-- Start EXTRACTED DATA --
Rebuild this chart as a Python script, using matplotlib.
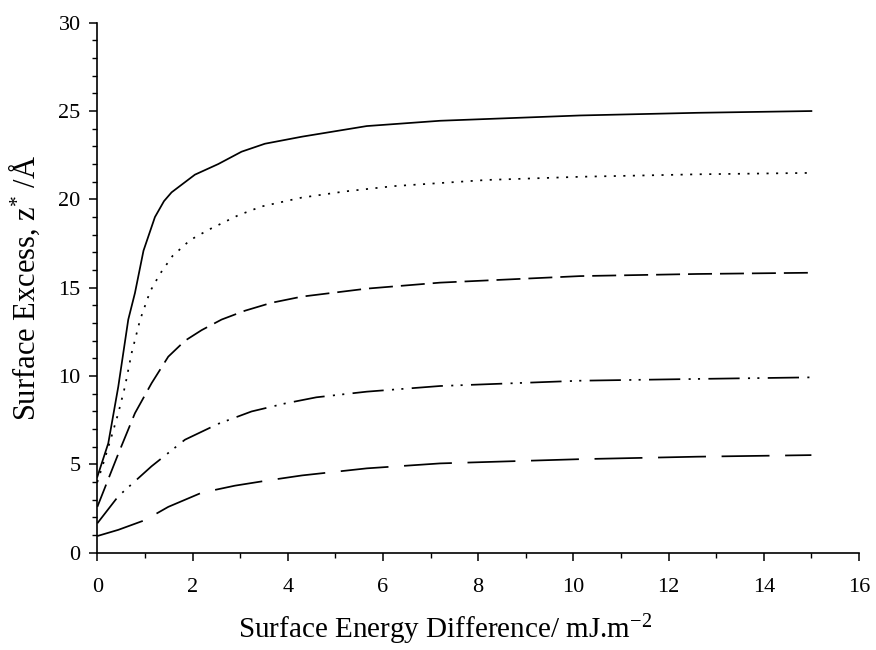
import matplotlib
matplotlib.use("Agg")
import matplotlib.pyplot as plt
from matplotlib.ticker import MultipleLocator

plt.rcParams["font.family"] = ["Liberation Serif", "DejaVu Serif"]
plt.rcParams["mathtext.fontset"] = "custom"
plt.rcParams["mathtext.rm"] = "Liberation Serif"
plt.rcParams["mathtext.it"] = "Liberation Serif:italic"

# Surface excess curves vs. surface energy difference
x_solid = [0, 0.23, 0.44, 0.65, 0.79, 0.97, 1.21, 1.4, 1.56, 2.05, 2.54, 3.03, 3.52, 4.3, 5.66, 7.2, 10.14, 12.6, 15]
y_solid = [4.3, 6.2, 9.4, 13.2, 14.7, 17.1, 19.0, 19.9, 20.4, 21.4, 22.0, 22.7, 23.15, 23.55, 24.15, 24.45, 24.75, 24.9, 25.0]

x_dot = [0, 0.13, 0.30, 0.44, 0.58, 0.72, 0.9, 1.11, 1.32, 1.58, 1.95, 2.35, 2.96, 3.45, 4.29, 5.2, 6.22, 8.18, 10.14, 12.6, 15]
y_dot = [4.0, 5.1, 6.6, 7.9, 9.4, 11.3, 13.2, 14.8, 15.8, 16.8, 17.7, 18.3, 19.1, 19.6, 20.1, 20.45, 20.75, 21.1, 21.28, 21.42, 21.5]

x_dash = [0, 0.44, 0.79, 1.14, 1.49, 1.84, 2.19, 2.61, 3.10, 3.66, 4.3, 5.66, 7.2, 10.14, 12.6, 15]
y_dash = [2.6, 5.6, 7.9, 9.6, 11.1, 12.0, 12.6, 13.2, 13.7, 14.15, 14.5, 14.95, 15.29, 15.66, 15.78, 15.85]

x_dashdot = [0, 0.44, 1.14, 1.84, 2.54, 3.24, 3.94, 4.6, 5.66, 7.2, 10.14, 12.6, 15]
y_dashdot = [1.67, 3.2, 4.9, 6.4, 7.3, 8.0, 8.45, 8.8, 9.12, 9.44, 9.74, 9.84, 9.93]

x_longdash = [0, 0.44, 1.0, 1.49, 2.19, 2.89, 3.59, 4.3, 5.66, 7.2, 10.14, 12.6, 15]
y_longdash = [0.95, 1.3, 1.85, 2.6, 3.4, 3.8, 4.1, 4.38, 4.78, 5.06, 5.3, 5.44, 5.53]

x_ticks = [0, 2, 4, 6, 8, 10, 12, 14, 16]
y_ticks = [0, 5, 10, 15, 20, 25, 30]

fig = plt.figure(figsize=(8.76, 6.5), dpi=100)
ax = fig.add_axes([0.1111, 0.1495, 0.8695, 0.8156])

lw = 1.25
ax.plot(x_solid, y_solid, color="black", lw=lw, linestyle="-")
ax.plot(x_dot, y_dot, color="black", lw=lw, linestyle=(0, (1.2, 4.3)))
ax.plot(x_dash, y_dash, color="black", lw=lw, linestyle=(0, (13.8, 4.6)))
ax.plot(x_dashdot, y_dashdot, color="black", lw=lw,
        linestyle=(0, (18, 4.8, 1.2, 4.2, 1.2, 4.8)))
ax.plot(x_longdash, y_longdash, color="black", lw=lw, linestyle=(0, (27.6, 9)))

ax.set_xlim(0, 16)
ax.set_ylim(0, 30)
ax.set_xticks(x_ticks)
ax.set_yticks(y_ticks)
ax.xaxis.set_minor_locator(MultipleLocator(1))
ax.yaxis.set_minor_locator(MultipleLocator(1))

for s in ("top", "right"):
    ax.spines[s].set_visible(False)
for s in ("left", "bottom"):
    ax.spines[s].set_linewidth(1.2)

ax.tick_params(which="major", direction="out", length=6, width=1.1, labelsize=16)
ax.tick_params(axis="x", which="major", pad=12)
ax.tick_params(axis="y", which="major", pad=6)
ax.tick_params(which="minor", direction="out", length=3.5, width=1.0)

ax.set_xlabel(r"Surface Energy Difference/ mJ.m$^{\mathregular{-2}}$", fontsize=21)
ax.set_ylabel(r"Surface Excess, z$^{\mathregular{*}}$ /Å", fontsize=22)
ax.xaxis.set_label_coords(0.456, -0.112)
ax.yaxis.set_label_coords(-0.073, 0.5)

fig.savefig("out.png", dpi=100)
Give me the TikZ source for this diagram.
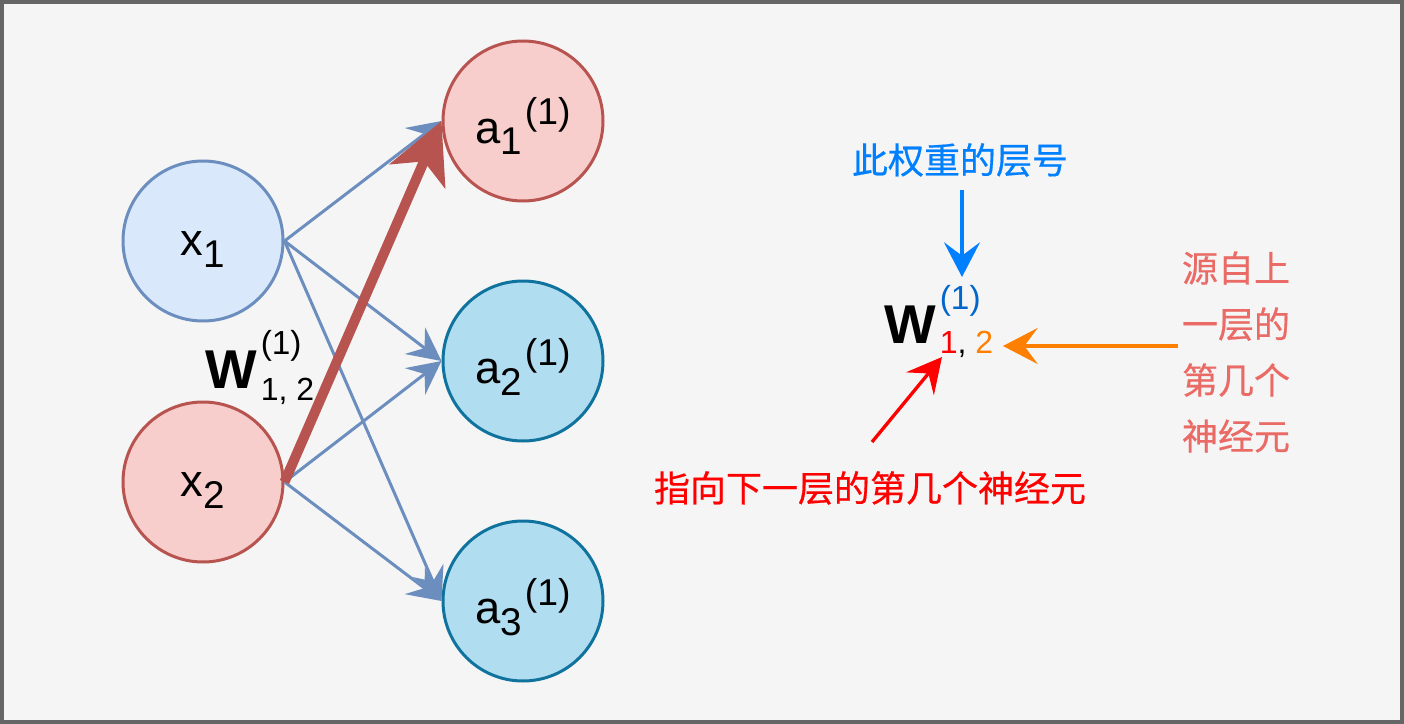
\documentclass[tikz,border=0pt]{standalone}
\usepackage{fontspec}
\setmainfont{Liberation Sans}
\newfontfamily\cjk[FakeBold=0.5]{Noto Sans CJK SC}
\usetikzlibrary{arrows.meta}
\definecolor{bg}{HTML}{F5F5F5}
\definecolor{framec}{HTML}{666666}
\definecolor{blueS}{HTML}{6C8EBF}
\definecolor{blueF}{HTML}{DAE8FC}
\definecolor{redS}{HTML}{B85450}
\definecolor{redF}{HTML}{F8CECC}
\definecolor{tealS}{HTML}{10739E}
\definecolor{tealF}{HTML}{B1DDF0}
\definecolor{noteblue}{HTML}{007FFF}
\definecolor{supblue}{HTML}{0066CC}
\definecolor{notered}{HTML}{FF0000}
\definecolor{noteorange}{HTML}{FF8000}
\definecolor{notepink}{HTML}{EA6B66}
\newcommand{\nlab}[2]{\fontsize{34pt}{34pt}\selectfont #1\raisebox{-9pt}{\fontsize{29pt}{29pt}\selectfont #2}}
\newcommand{\suplab}{\hspace{2pt}\raisebox{13.5pt}{\fontsize{28pt}{28pt}\selectfont (1)}}
\tikzset{
  neuron/.style={circle, minimum size=120pt, inner sep=0pt, line width=2.25pt},
  xin/.style={neuron, text height=21pt, text depth=0pt},
  aout/.style={neuron, text height=33pt, text depth=0pt},
  wedge/.style={draw=blueS, line width=2.25pt, -{Stealth[length=25pt,width=25pt,inset=9pt]}},
  bigedge/.style={draw=redS, line width=7.5pt, -{Stealth[length=45pt,width=45pt,inset=12pt]}},
  notearrow/.style={line width=2.5pt, -{Stealth[length=26pt,width=27pt,inset=10pt]}},
  cjktext/.style={font=\cjk\fontsize{27pt}{42pt}\selectfont, inner sep=0pt},
  wtext/.style={anchor=base west, inner sep=0pt}
}
\begin{document}
\begin{tikzpicture}[x=0.75pt, y=-0.75pt]
\useasboundingbox (0,0) rectangle (1404,724);
\draw[draw=framec, fill=bg, line width=3pt] (2,2) rectangle (1402,722);

% neurons
\node[xin, draw=blueS, fill=blueF] (x1) at (203,241) {\nlab{x}{1}\hspace{7pt}};
\node[xin, draw=redS, fill=redF] (x2) at (203,482) {\nlab{x}{2}\hspace{7pt}};
\node[aout, draw=redS, fill=redF] (a1) at (523,121) {\nlab{a}{1}\suplab\hspace{4pt}};
\node[aout, draw=tealS, fill=tealF] (a2) at (523,361) {\nlab{a}{2}\suplab\hspace{4pt}};
\node[aout, draw=tealS, fill=tealF] (a3) at (523,601) {\nlab{a}{3}\suplab\hspace{4pt}};

% connections
\draw[wedge] (x1.east) -- (a1.west);
\draw[wedge] (x1.east) -- (a2.west);
\draw[wedge] (x1.east) -- (a3.west);
\draw[wedge] (x2.east) -- (a2.west);
\draw[wedge] (x2.east) -- (a3.west);
\draw[bigedge] (x2.east) -- (a1.west);

% weight label on the network
\node[wtext] (wl) at (205,388) {{\fontsize{41pt}{41pt}\bfseries W}\hspace{3pt}\rlap{\raisebox{25pt}{\fontsize{25pt}{25pt}\selectfont (1)}}\raisebox{-9pt}{\fontsize{24pt}{24pt}\selectfont 1, 2}};

% annotated weight
\node[wtext] (wr) at (884,343) {{\fontsize{41pt}{41pt}\bfseries W}\hspace{3pt}\rlap{\raisebox{25pt}{\fontsize{25pt}{25pt}\selectfont\color{supblue}(1)}}\raisebox{-7.5pt}{\fontsize{24pt}{24pt}\selectfont{\color{notered}1}, {\color{noteorange}2}}};

\node[cjktext, text=noteblue] (t1) at (960,160) {此权重的层号};
\node[cjktext, text=notepink, align=center] (t2) at (1236,352) {源自上\\一层的\\第几个\\神经元};
\node[cjktext, text=notered] (t3) at (870,488) {指向下一层的第几个神经元};

\coordinate (bS) at (962,190);
\coordinate (bE) at (962,277);
\coordinate (oS) at (1178,346);
\coordinate (oE) at (1003,346);
\coordinate (rS) at (872,442);
\coordinate (rE) at (942,357);
\draw[notearrow, noteblue] (bS) -- (bE);
\draw[notearrow, noteorange] (oS) -- (oE);
\draw[notearrow, notered] (rS) -- (rE);
\end{tikzpicture}
\end{document}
-- End EXTRACTED DATA --
:: JOB ::
Repeat the listing above up to and including the line with "ax.yaxis.set_minor_locator(MultipleLocator(1))", starting from its first line. Drop any pictures.

:: OUTPUT OF THE EXERCISE ::
Rebuild this chart as a Python script, using matplotlib.
import matplotlib
matplotlib.use("Agg")
import matplotlib.pyplot as plt
from matplotlib.ticker import MultipleLocator

plt.rcParams["font.family"] = ["Liberation Serif", "DejaVu Serif"]
plt.rcParams["mathtext.fontset"] = "custom"
plt.rcParams["mathtext.rm"] = "Liberation Serif"
plt.rcParams["mathtext.it"] = "Liberation Serif:italic"

# Surface excess curves vs. surface energy difference
x_solid = [0, 0.23, 0.44, 0.65, 0.79, 0.97, 1.21, 1.4, 1.56, 2.05, 2.54, 3.03, 3.52, 4.3, 5.66, 7.2, 10.14, 12.6, 15]
y_solid = [4.3, 6.2, 9.4, 13.2, 14.7, 17.1, 19.0, 19.9, 20.4, 21.4, 22.0, 22.7, 23.15, 23.55, 24.15, 24.45, 24.75, 24.9, 25.0]

x_dot = [0, 0.13, 0.30, 0.44, 0.58, 0.72, 0.9, 1.11, 1.32, 1.58, 1.95, 2.35, 2.96, 3.45, 4.29, 5.2, 6.22, 8.18, 10.14, 12.6, 15]
y_dot = [4.0, 5.1, 6.6, 7.9, 9.4, 11.3, 13.2, 14.8, 15.8, 16.8, 17.7, 18.3, 19.1, 19.6, 20.1, 20.45, 20.75, 21.1, 21.28, 21.42, 21.5]

x_dash = [0, 0.44, 0.79, 1.14, 1.49, 1.84, 2.19, 2.61, 3.10, 3.66, 4.3, 5.66, 7.2, 10.14, 12.6, 15]
y_dash = [2.6, 5.6, 7.9, 9.6, 11.1, 12.0, 12.6, 13.2, 13.7, 14.15, 14.5, 14.95, 15.29, 15.66, 15.78, 15.85]

x_dashdot = [0, 0.44, 1.14, 1.84, 2.54, 3.24, 3.94, 4.6, 5.66, 7.2, 10.14, 12.6, 15]
y_dashdot = [1.67, 3.2, 4.9, 6.4, 7.3, 8.0, 8.45, 8.8, 9.12, 9.44, 9.74, 9.84, 9.93]

x_longdash = [0, 0.44, 1.0, 1.49, 2.19, 2.89, 3.59, 4.3, 5.66, 7.2, 10.14, 12.6, 15]
y_longdash = [0.95, 1.3, 1.85, 2.6, 3.4, 3.8, 4.1, 4.38, 4.78, 5.06, 5.3, 5.44, 5.53]

x_ticks = [0, 2, 4, 6, 8, 10, 12, 14, 16]
y_ticks = [0, 5, 10, 15, 20, 25, 30]

fig = plt.figure(figsize=(8.76, 6.5), dpi=100)
ax = fig.add_axes([0.1111, 0.1495, 0.8695, 0.8156])

lw = 1.25
ax.plot(x_solid, y_solid, color="black", lw=lw, linestyle="-")
ax.plot(x_dot, y_dot, color="black", lw=lw, linestyle=(0, (1.2, 4.3)))
ax.plot(x_dash, y_dash, color="black", lw=lw, linestyle=(0, (13.8, 4.6)))
ax.plot(x_dashdot, y_dashdot, color="black", lw=lw,
        linestyle=(0, (18, 4.8, 1.2, 4.2, 1.2, 4.8)))
ax.plot(x_longdash, y_longdash, color="black", lw=lw, linestyle=(0, (27.6, 9)))

ax.set_xlim(0, 16)
ax.set_ylim(0, 30)
ax.set_xticks(x_ticks)
ax.set_yticks(y_ticks)
ax.xaxis.set_minor_locator(MultipleLocator(1))
ax.yaxis.set_minor_locator(MultipleLocator(1))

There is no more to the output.